Não se trata, ainda, de uma aliança política. São países bem diferentes, com visões de mundo claramente distintas, mas conscientes de que, se souberem interagir de forma pragmática – no respeito mútuo aos mandamentos de autodeterminação – serão capazes de se defenderem dos projetos de novo domínio anglo-saxão sobre a humanidade.

Durante a Guerra Fria, o pretexto para a intervenção dos Estados Unidos e da Grã Bretanha nos países periféricos era o do combate ao comunismo. Qualquer ação desses países, em sua política interna, que significasse a adoção de medidas de desenvolvimento autônomo, como a reforma agrária, a encampação de empresas estrangeiras que ofereciam serviço público de péssima qualidade, e relações comerciais com os paises socialistas, significava uma traição ao sistema ocidental, “democrático” e “cristão”. Assim, os princípios de autodeterminação dos povos e de não intervenção nos assuntos internos dos Estados foram abandonados, embora a retórica das Nações Unidas continuasse a proclamá-los.

Sendo assim, a América Latina - considerado território de caça de Washington - foi invadida por tropas americana ou por mercenários armados pelos Estados Unidos diversas vezes, isso sem falar na ação ostensiva e clandestina de seus agentes, na preparação dos golpes militares violentos, como ocorreu no Brasil, no Chile, na Argentina, entre outros países.

O Brasil vem sendo elogiado pelos seus êxitos na criação de um grande mercado interno, como resultado da política social e do incentivo às atividades econômicas de Lula e Dilma.
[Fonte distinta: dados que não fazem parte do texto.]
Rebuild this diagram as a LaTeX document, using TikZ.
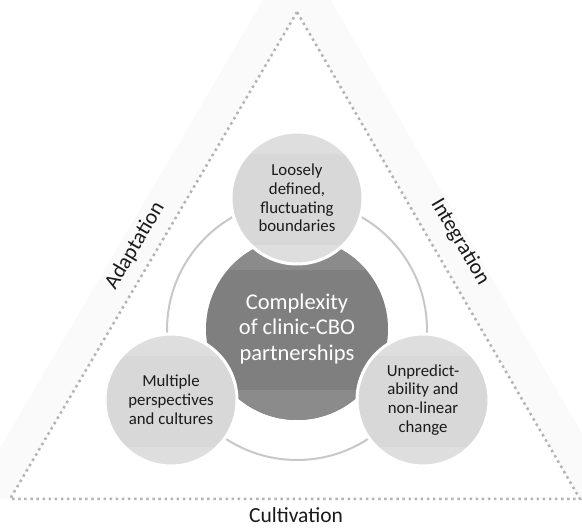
\documentclass[tikz,border=0pt]{standalone}
\usepackage{fontspec}
\setmainfont{Carlito}
\definecolor{dotgray}{HTML}{B4B4B4}
\definecolor{ringgray}{HTML}{C8C8C8}
\definecolor{darkc}{HTML}{7F7F7F}
\definecolor{darkband}{HTML}{8B8B8B}
\definecolor{lightc}{HTML}{D8D8D8}
\definecolor{lightband}{HTML}{DEDEDE}
\definecolor{halo}{HTML}{FAFAFA}
\definecolor{txt}{HTML}{1A1A1A}
\tikzset{
  dotline/.style={draw=dotgray, line width=2.5pt, dash pattern=on 2.5pt off 3.6pt},
  sidelabel/.style={font=\fontsize{21.5}{24}\selectfont, text=txt, inner sep=0pt},
  core/.style={circle, fill=darkc, minimum size=182pt, inner sep=0pt, align=center,
    text=white, font=\fontsize{22.5}{25.5}\selectfont,
    path picture={
      \fill[darkband] (path picture bounding box.north west) rectangle ([yshift=-32pt]path picture bounding box.north east);
      \fill[darkband] (path picture bounding box.south west) rectangle ([yshift=30pt]path picture bounding box.south east);
    }},
  petal/.style={circle, fill=lightc, draw=white, line width=3pt, minimum size=132pt, inner sep=0pt,
    align=center, text=txt, font=\fontsize{16.8}{18.8}\selectfont,
    path picture={
      \fill[lightband] (path picture bounding box.north west) rectangle ([yshift=-22pt]path picture bounding box.north east);
      \fill[lightband] (path picture bounding box.south west) rectangle ([yshift=19pt]path picture bounding box.south east);
    }},
  ringstyle/.style={circle, draw=ringgray, line width=2pt, minimum size=260pt, inner sep=0pt}
}
\begin{document}
\begin{tikzpicture}[x=1pt,y=-1pt]
\useasboundingbox (0,0) rectangle (582,529);
% faint halo behind the triangle edges
\fill[halo] (297,-58) -- (-30,499) -- (620,499) -- cycle;
\coordinate (A) at (297,12);
\coordinate (B) at (10,499);
\coordinate (C) at (580,499);
\fill[white] (A) -- (B) -- (C) -- cycle;
\fill[white] (-5,499) rectangle (590,540);
\draw[dotline] (A) -- (B) -- (C) -- cycle;

% side labels
\node[sidelabel, rotate=59.5] (adapt) at (135,246) {Adaptation};
\node[sidelabel, rotate=-59.5] (integ) at (460,242) {Integration};
\node[sidelabel] (cultiv) at (296,515) {Cultivation};

% ring
\node[ringstyle] (ring) at (297,330) {};

% central circle
\node[core] (center) at (297,329) {Complexity\\of clinic-CBO\\partnerships};

% petals
\node[petal] (top) at (297,198) {Loosely\\defined,\\fluctuating\\boundaries};
\node[petal] (left) at (171,400) {Multiple\\perspectives\\and cultures};
\node[petal] (right) at (423,400) {Unpredict-\\ability and\\non-linear\\change};
\end{tikzpicture}
\end{document}
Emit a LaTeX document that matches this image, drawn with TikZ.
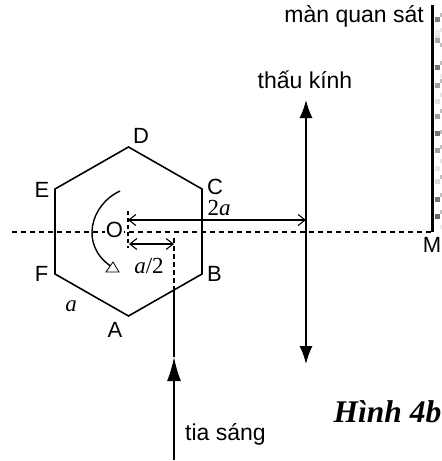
\documentclass[tikz,border=0pt]{standalone}
\usepackage{fontspec}
\setmainfont{Liberation Sans}
\newfontfamily\serifvn{Liberation Serif}
\usetikzlibrary{arrows.meta}
\tikzset{
  lbl/.style={font=\fontsize{22}{24}\selectfont, inner sep=0pt},
  txtlbl/.style={font=\fontsize{23}{26}\selectfont, inner sep=0pt},
  mathlbl/.style={font=\serifvn\fontsize{23}{26}\selectfont, inner sep=0pt},
  hexline/.style={line width=1.6pt},
  axisline/.style={line width=1.2pt, dash pattern=on 5pt off 4pt},
  openarrow/.style={line width=1.1pt, {Straight Barb[length=7pt,width=11pt]}-{Straight Barb[length=7pt,width=11pt]}},
  bigarrow/.style={line width=1.6pt, -{Latex[length=24pt,width=14pt]}}
}
\begin{document}
\begin{tikzpicture}[x=1pt,y=-1pt]
  \useasboundingbox (0,0) rectangle (442,461);
  % hexagon
  \coordinate (D) at (128.5,147);
  \coordinate (C) at (202,189);
  \coordinate (B) at (202,274);
  \coordinate (A) at (128.5,316);
  \coordinate (F) at (55,274);
  \coordinate (E) at (55,189);
  \draw[hexline] (A) -- (B) -- (C) -- (D) -- (E) -- (F) -- cycle;
  \node[lbl] (labD) at (141,135.5) {D};
  \node[lbl] (labC) at (215,186.5) {C};
  \node[lbl] (labB) at (214.5,274) {B};
  \node[lbl] (labA) at (115,330) {A};
  \node[lbl] (labF) at (41.5,274) {F};
  \node[lbl] (labE) at (42,190) {E};
  % axis
  \coordinate (axisL) at (12,232);
  \coordinate (axisR) at (432.5,232);
  \draw[axisline] (axisL) -- (axisR);
  \node[lbl,fill=white,inner sep=1pt] (labO) at (114.5,230) {O};
  \node[lbl] (labM) at (432,245) {M};
  % screen
  \coordinate (scrT) at (432.5,5);
  \draw[line width=3.2pt] (scrT) -- (axisR);
  \foreach \y/\c in {19.5/50,32.5/8,37/12,40.5/35,67.5/55,85/38,101/12,116/38,133.5/55,150.5/38,168.5/10,181.5/15,199/55,216/60}
    \fill[black!\c] (435,\y-2.5) rectangle (440,\y+2.5);
  \foreach \y/\c in {15/25,29.5/10,45/25,63/25,76/8,81/25,94.5/10,111/25,132/25,146.5/25,161/10,176.5/25,195/25,211.5/25,226.5/8}
    \fill[black!\c] (440,\y-2) rectangle (442,\y+2);
  \node[txtlbl,anchor=base east] (labScreen) at (424,22.7) {màn quan sát};
  % lens
  \coordinate (lensT) at (306,100);
  \coordinate (lensB) at (306,364);
  \coordinate (lensO) at (306,220);
  \draw[line width=1.6pt, {Latex[length=18pt,width=13pt]}-{Latex[length=18pt,width=13pt]}] (lensT) -- (lensB);
  \node[txtlbl,anchor=base] (labLens) at (305,88) {thấu kính};
  % dimensions
  \coordinate (OT) at (128,211);
  \coordinate (OB) at (128,248);
  \draw[line width=1.1pt, dash pattern=on 4pt off 3pt] (OT) -- (OB);
  \coordinate (O2) at (128,220);
  \draw[openarrow] (O2) -- (lensO);
  \coordinate (O3) at (129,244);
  \coordinate (rayD) at (174,244);
  \draw[openarrow] (O3) -- (rayD);
  \node[mathlbl] (lab2a) at (219,207.5) {2\textit{a}};
  \node[mathlbl] (labHalf) at (149,266) {\textit{a}/2};
  \node[mathlbl] (labSide) at (71,306) {\textit{a}};
  % ray
  \coordinate (rayS) at (174,460);
  \coordinate (rayH) at (174,357);
  \coordinate (rayE) at (174,291);
  \coordinate (rayT) at (174,237);
  \draw[bigarrow] (rayS) -- (rayH);
  \draw[line width=1.6pt] (rayH) -- (rayE);
  \draw[line width=1.2pt, dash pattern=on 5pt off 3pt] (rayE) -- (rayT);
  \node[txtlbl,anchor=base west] (labRay) at (185,440) {tia sáng};
  % rotation
  \coordinate (rotS) at (120,191);
  \coordinate (rotE) at (110.5,266);
  \draw[line width=1.4pt] (rotS) .. controls (90,205) and (80,245) .. (rotE);
  \draw[line width=0.8pt, fill=white] (113,262) -- (119,272) -- (106,272) -- cycle;
  \node[font=\serifvn\bfseries\itshape\fontsize{31.5}{34}\selectfont, inner sep=0pt, anchor=base east] (labFig) at (441.5,422) {Hình 4b};
\end{tikzpicture}
\end{document}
Ao mesmo tempo, a partir de 1985, conseguimos manter o sistema democrático, com a realização das eleições conforme o calendário, e a alternância no governo de partidos e de pessoas. É uma hora carregada de perigos. Os Estados Unidos, que se encontram em crise, podem cair na velha sedução de usar dos recursos de que ainda dispõem, a fim de cortar o nosso caminho, como fizeram em 1954, no governo Vargas, e em 1964, com Jango. Não podemos permitir que a luta partidária, legítima e necessária, se deixe influir pelos interesses externos.

Sendo assim, o manifesto dos militares contra o governo tem o efeito danoso de estimular os nossos adversários externos, que nele começam a ver o retorno aos confrontos entre civis e militares do passado, dos quais eles souberam aproveitar-se. O documento já está sendo usado em São Paulo, contra a candidatura do PT.

Qualquer movimento que nos divida, como brasileiros, diante das ameaças estrangeiras, deve ser repudiado pelo nosso sentimento de pátria, comum aos civis e militares.